▶ **WORK REQUIRED**
Only the number is needed: how many lines contain the word "this"?

▶ **SUPPLIED MATERIAL**
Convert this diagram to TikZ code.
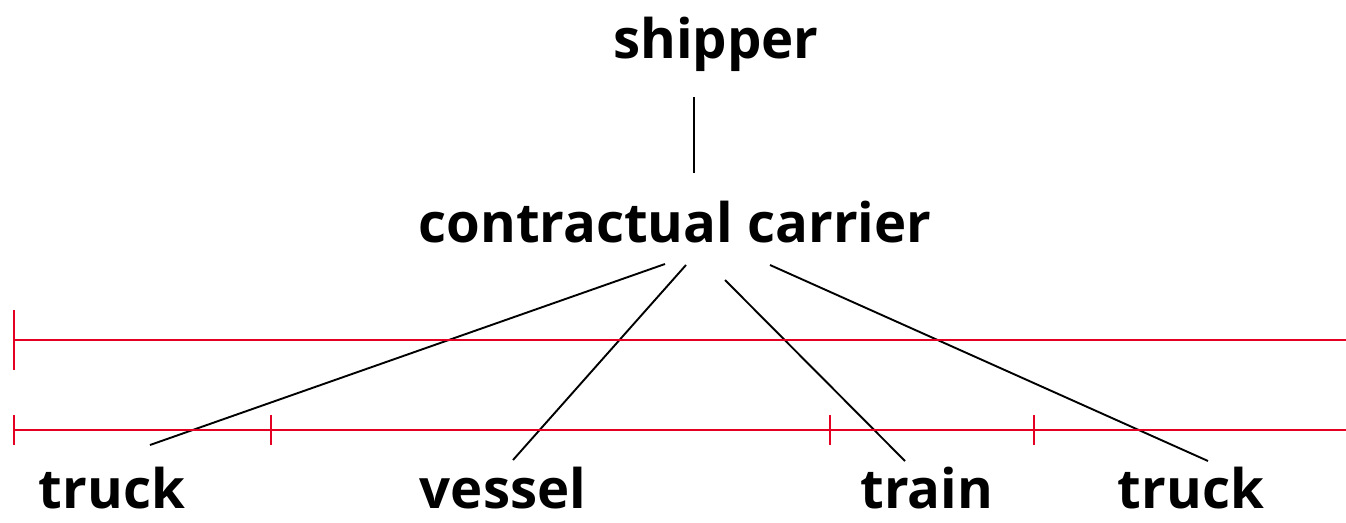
\documentclass[tikz,border=0pt]{standalone}
\usepackage{fontspec}
\setmainfont{Open Sans}
\definecolor{rl}{RGB}{228,0,34}
\begin{document}
\begin{tikzpicture}[x=1pt,y=-1pt,
  lbl/.style={font=\bfseries\fontsize{54.5}{60}\selectfont, inner sep=0pt, anchor=base},
  conn/.style={line width=1.9pt, black},
  red/.style={line width=1.9pt, rl}]
\useasboundingbox (0,0) rectangle (1346,522);
\node[lbl] (ship) at (716,58) {shipper};
\node[lbl] (cc) at (675,242) {contractual carrier};
\node[lbl] (t1) at (112,508) {truck};
\node[lbl] (ve) at (503,508) {vessel};
\node[lbl] (tr) at (927,508) {train};
\node[lbl] (t2) at (1191,508) {truck};
\coordinate (s1) at (694,97);
\coordinate (s2) at (694,173);
\draw[conn] (s1) -- (s2);
\coordinate (c1) at (665,264); \coordinate (e1) at (150,445);
\coordinate (c2) at (686,265); \coordinate (e2) at (513,460);
\coordinate (c3) at (725,280); \coordinate (e3) at (905,461);
\coordinate (c4) at (770,265); \coordinate (e4) at (1208,461);
\draw[conn] (c1) -- (e1);
\draw[conn] (c2) -- (e2);
\draw[conn] (c3) -- (e3);
\draw[conn] (c4) -- (e4);
\coordinate (r1a) at (14,340); \coordinate (r1b) at (1346,340);
\draw[red] (r1a) -- (r1b);
\draw[red] (14,310) -- (14,370);
\coordinate (r2a) at (14,430); \coordinate (r2b) at (1346,430);
\draw[red] (r2a) -- (r2b);
\foreach \x in {14,271,830,1034} \draw[red] (\x,415) -- (\x,445);
\end{tikzpicture}
\end{document}
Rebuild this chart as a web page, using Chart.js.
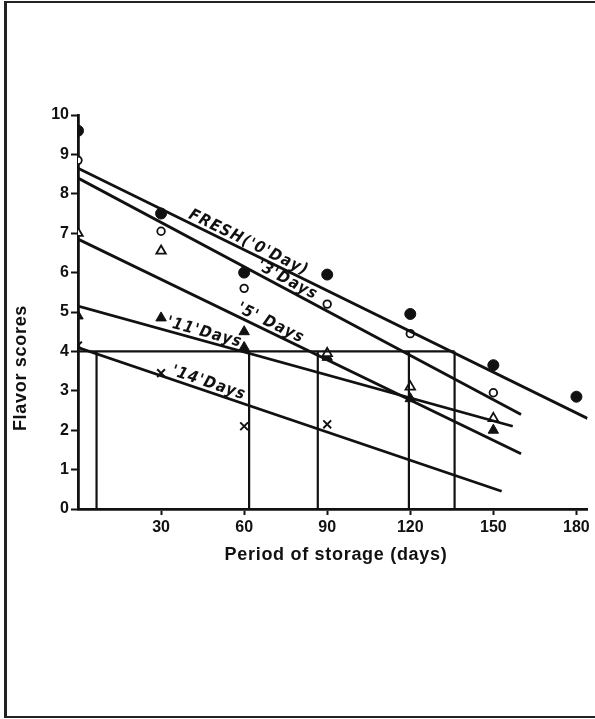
<!DOCTYPE html>
<html>
<head>
<meta charset="utf-8">
<script src="https://cdn.jsdelivr.net/npm/chart.js@4.4.1/dist/chart.umd.min.js"></script>
<style>
  html, body { margin: 0; padding: 0; background: #fff; overflow: hidden; }
  #frame { position: absolute; left: 4px; top: 1px; width: 588px; height: 713px;
           border-left: 3px solid #222; border-top: 2px solid #222; border-bottom: 2px solid #222; }
  #wrap { position: absolute; left: 0; top: 0; width: 595px; height: 719px; }
</style>
</head>
<body>
<div id="frame"></div>
<div id="wrap"><canvas id="myChart"></canvas></div>
<script>
var daysFresh = [0, 30, 60, 90, 120, 150, 180]
var fresh = [9.6, 7.5, 6.0, 5.95, 4.95, 3.65, 2.85]
var days3 = [0, 30, 60, 90, 120, 150]
var three = [8.85, 7.05, 5.6, 5.2, 4.45, 2.95]
var days5 = [0, 30, 90, 120, 150]
var five = [7.0, 6.55, 3.95, 3.1, 2.3]
var days11 = [0, 30, 60, 60, 90, 120, 150]
var eleven = [4.9, 4.85, 4.5, 4.1, 3.85, 2.8, 2.0]
var days14 = [0, 30, 60, 90]
var fourteen = [4.15, 3.45, 2.1, 2.15]

// fitted lines: [start day, start score, end day, end score]
var fitFresh = [0, 8.65, 184, 2.3]
var fit3 = [0, 8.4, 160, 2.4]
var fit5 = [0, 6.85, 160, 1.4]
var fit11 = [0, 5.15, 157, 2.1]
var fit14 = [0, 4.1, 153, 0.45]

// acceptability cut-off at score 4 and where each line crosses it
var cutScore = 4
var cutDays = [6.7, 61.8, 86.6, 119.5, 136]

var lineNames = ["FRESH('0'Day)", "'3'Days", "'5' Days", "'11'Days", "'14'Days"]
var labelDays = [39, 63.6, 56.5, 31.4, 33]

var xTicks = [30, 60, 90, 120, 150, 180]
var yTicks = [0, 1, 2, 3, 4, 5, 6, 7, 8, 9, 10]

function pts(xs, ys) {
    return xs.map(function (x, i) { return { x: x, y: ys[i] } })
}
function fitPts(f) {
    return [{ x: f[0], y: f[1] }, { x: f[2], y: f[3] }]
}

var guides = [{ x: 0, y: cutScore }, { x: cutDays[cutDays.length - 1], y: cutScore }]
cutDays.forEach(function (d) {
    guides.push({ x: d, y: null })
    guides.push({ x: d, y: 0 })
    guides.push({ x: d, y: cutScore })
})

function fitSet(f) {
    return { data: fitPts(f), showLine: true, borderColor: '#111', borderWidth: 2.8, pointRadius: 0 }
}

var labelPlugin = {
    id: 'lineLabels',
    afterDatasetsDraw: function (chart) {
        var ctx = chart.ctx, xs = chart.scales.x, ys = chart.scales.y
        var fits = [fitFresh, fit3, fit5, fit11, fit14]
        ctx.save()
        ctx.fillStyle = '#111'
        ctx.font = 'italic bold 16px "DejaVu Sans Condensed"'
        ctx.letterSpacing = '1.2px'
        ctx.textAlign = 'left'
        ctx.textBaseline = 'alphabetic'
        for (var i = 0; i < fits.length; i++) {
            var f = fits[i]
            var x1 = xs.getPixelForValue(f[0]), y1 = ys.getPixelForValue(f[1])
            var x2 = xs.getPixelForValue(f[2]), y2 = ys.getPixelForValue(f[3])
            var d = labelDays[i]
            var v = f[1] + (f[3] - f[1]) * (d - f[0]) / (f[2] - f[0])
            ctx.save()
            ctx.translate(xs.getPixelForValue(d), ys.getPixelForValue(v))
            ctx.rotate(Math.atan2(y2 - y1, x2 - x1))
            ctx.fillText(lineNames[i], 0, -4)
            ctx.restore()
        }
        // axis titles
        ctx.font = 'bold 18px "Liberation Sans"'
        ctx.letterSpacing = '0.7px'
        ctx.textAlign = 'center'
        ctx.textBaseline = 'middle'
        ctx.fillText('Period of storage (days)', 336, 555)
        ctx.translate(21, 368)
        ctx.rotate(-Math.PI / 2)
        ctx.fillText('Flavor scores', 0, 0)
        ctx.restore()
    }
}

var ctx = document.getElementById('myChart').getContext('2d')

var chart = new Chart(ctx, {
    type: 'scatter',
    data: {
        datasets: [
            fitSet(fitFresh), fitSet(fit3), fitSet(fit5), fitSet(fit11), fitSet(fit14),
            {
                data: guides, showLine: true, spanGaps: false,
                borderColor: '#111', borderWidth: 2.2, pointRadius: 0
            },
            {
                label: 'Fresh', data: pts(daysFresh, fresh), pointStyle: 'circle',
                pointRadius: 5.5, backgroundColor: '#111', borderColor: '#111', borderWidth: 1
            },
            {
                label: '3 Days', data: pts(days3, three), pointStyle: 'circle',
                pointRadius: 3.8, backgroundColor: '#fff', borderColor: '#111', borderWidth: 1.8
            },
            {
                label: '5 Days', data: pts(days5, five), pointStyle: 'triangle',
                pointRadius: 5.5, backgroundColor: '#fff', borderColor: '#111', borderWidth: 1.8
            },
            {
                label: '11 Days', data: pts(days11, eleven), pointStyle: 'triangle',
                pointRadius: 6, backgroundColor: '#111', borderColor: '#111', borderWidth: 1
            },
            {
                label: '14 Days', data: pts(days14, fourteen), pointStyle: 'crossRot',
                pointRadius: 5.5, borderColor: '#111', borderWidth: 2
            }
        ]
    },
    options: {
        responsive: true,
        maintainAspectRatio: false,
        animation: false,
        layout: { padding: { left: 0, top: 115, right: 0, bottom: 150 } },
        plugins: { legend: { display: false }, tooltip: { enabled: false } },
        scales: {
            x: {
                type: 'linear', min: 0, max: 184,
                afterBuildTicks: function (s) { s.ticks = xTicks.map(function (v) { return { value: v } }) },
                afterFit: function (s) { s.height = 60 },
                border: { color: '#111', width: 2.8 },
                grid: { display: true, drawOnChartArea: false, drawTicks: true, tickLength: 6, tickColor: '#111', tickWidth: 2 },
                ticks: { color: '#111', padding: 3, maxRotation: 0, font: { family: 'Liberation Sans', size: 16, weight: 'bold' } }
            },
            y: {
                type: 'linear', min: 0, max: 10,
                afterBuildTicks: function (s) { s.ticks = yTicks.map(function (v) { return { value: v } }) },
                afterFit: function (s) { s.width = 78 },
                border: { color: '#111', width: 2.8 },
                grid: { display: true, drawOnChartArea: false, drawTicks: true, tickLength: 7, tickColor: '#111', tickWidth: 2 },
                ticks: { color: '#111', padding: 2, font: { family: 'Liberation Sans', size: 16, weight: 'bold' } }
            }
        }
    },
    plugins: [labelPlugin]
});
</script>
</body>
</html>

▶ **EXERCISE RESULT**
2